С ними и встретился в одной из поездок в Россию начальник штаба вертолетного полка, который дислоцировался в Мальвинкеле, подполковник Николай Мачанский.
Он ехал в город Бердск, что в Сибири, с самой, что ни на есть, святой миссией — вез гуманитарную помощь. Нет, не залежавшуюся соль и не сухое молоко из берлинских подвалов, а самое необходимое для стариков и старушек Бердска — продукты и лекарства.
И помощь та была «не халявная», не от богатой германской компании или фирмы, а оплаченная из семейных кошельков офицеров и прапорщиков полка.
В пору вывода такое часто практиковалось в Западной группе войск.
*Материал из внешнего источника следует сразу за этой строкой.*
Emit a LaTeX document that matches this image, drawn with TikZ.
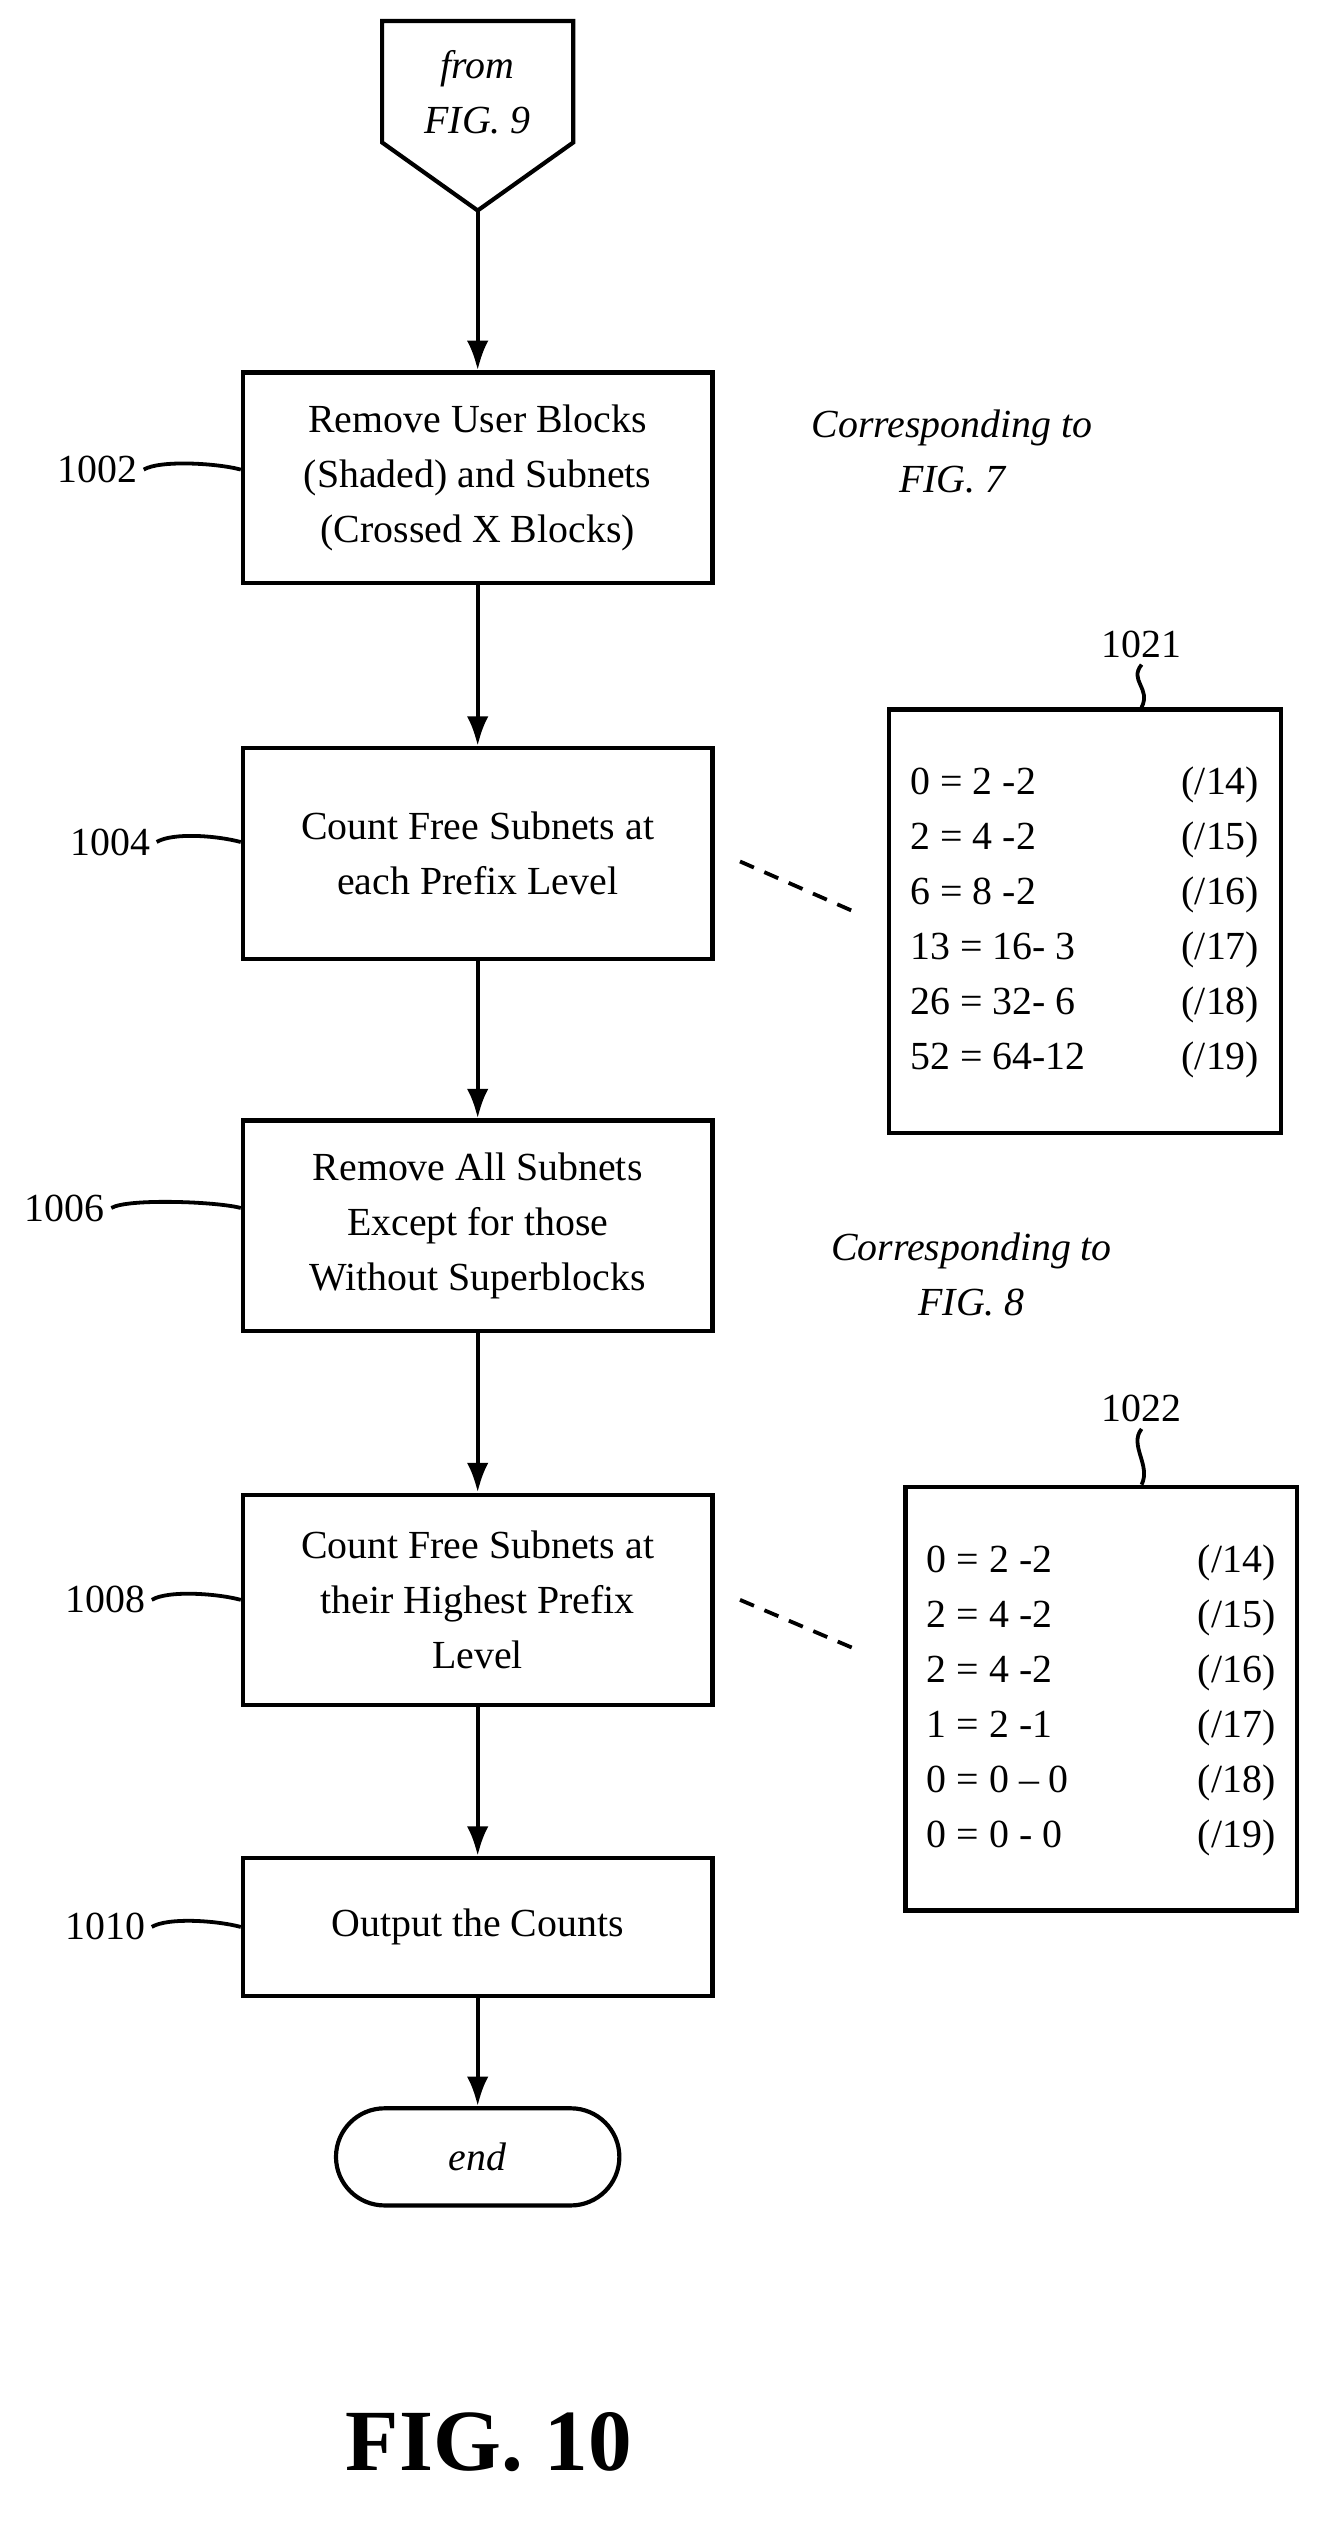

Мне самому приходилось писать, как в летной части полковника Вячеслава Андриянова пилоты и техники собрали почти 3 тысячи немецких марок и 2 миллиона рублей добровольных пожертвований.
На марки закупили перевязочный материал, одноразовые шприцы и передали Никольской районной больнице, что в Подмосковье. Рубли перевели на счет этой же лечебницы.
Подобную акцию провели и сослуживцы подполковника Мачанского и командировали его сопровождать груз. Думал ли офицер, какие мытарства ждут его на родной земле?
Первая остановка в дорогом и милом сердцу каждого авиатора столичном военном аэропорту Чкаловское. Родина приняла в свои объятия начштаба на… трое суток. Таможня не пускала груз.
Интересная это структура, таможня. Ей бы посвятить отдельный роман… Она достойна того. Как-то на моих глазах чкаловская таможня трясла «челноков», возвращающихся из турецкого турне с несметным количеством баулов. Споро шла работа. За несколько часов таможня «переварила» огромный тряпочный поток, и мы благополучно улетели в Германию. А тут трое суток.
За это время груз Мачанского можно было перебрать по упаковке, пересчитать по таблетке. Но дело, конечно, не в таблетках для бедных старушек. Упрямый подполковник попался, не хотел понять нужды таможенников.
Так и не понял до конца. Не добившись своего, отпустили с миром. Вздохнул офицер, решил, что отмучился, и военный самолет взял курс на Новосибирск, оттуда дорога в Бердск.
Теперь жадно вспыхнули глаза у местных чиновников. Часто ли им в сибирском далеке судьба приподносит такие подарки. Тут уже все было напрямую, без стеснения. Судя по всему, чиновничество здесь не боялось никого.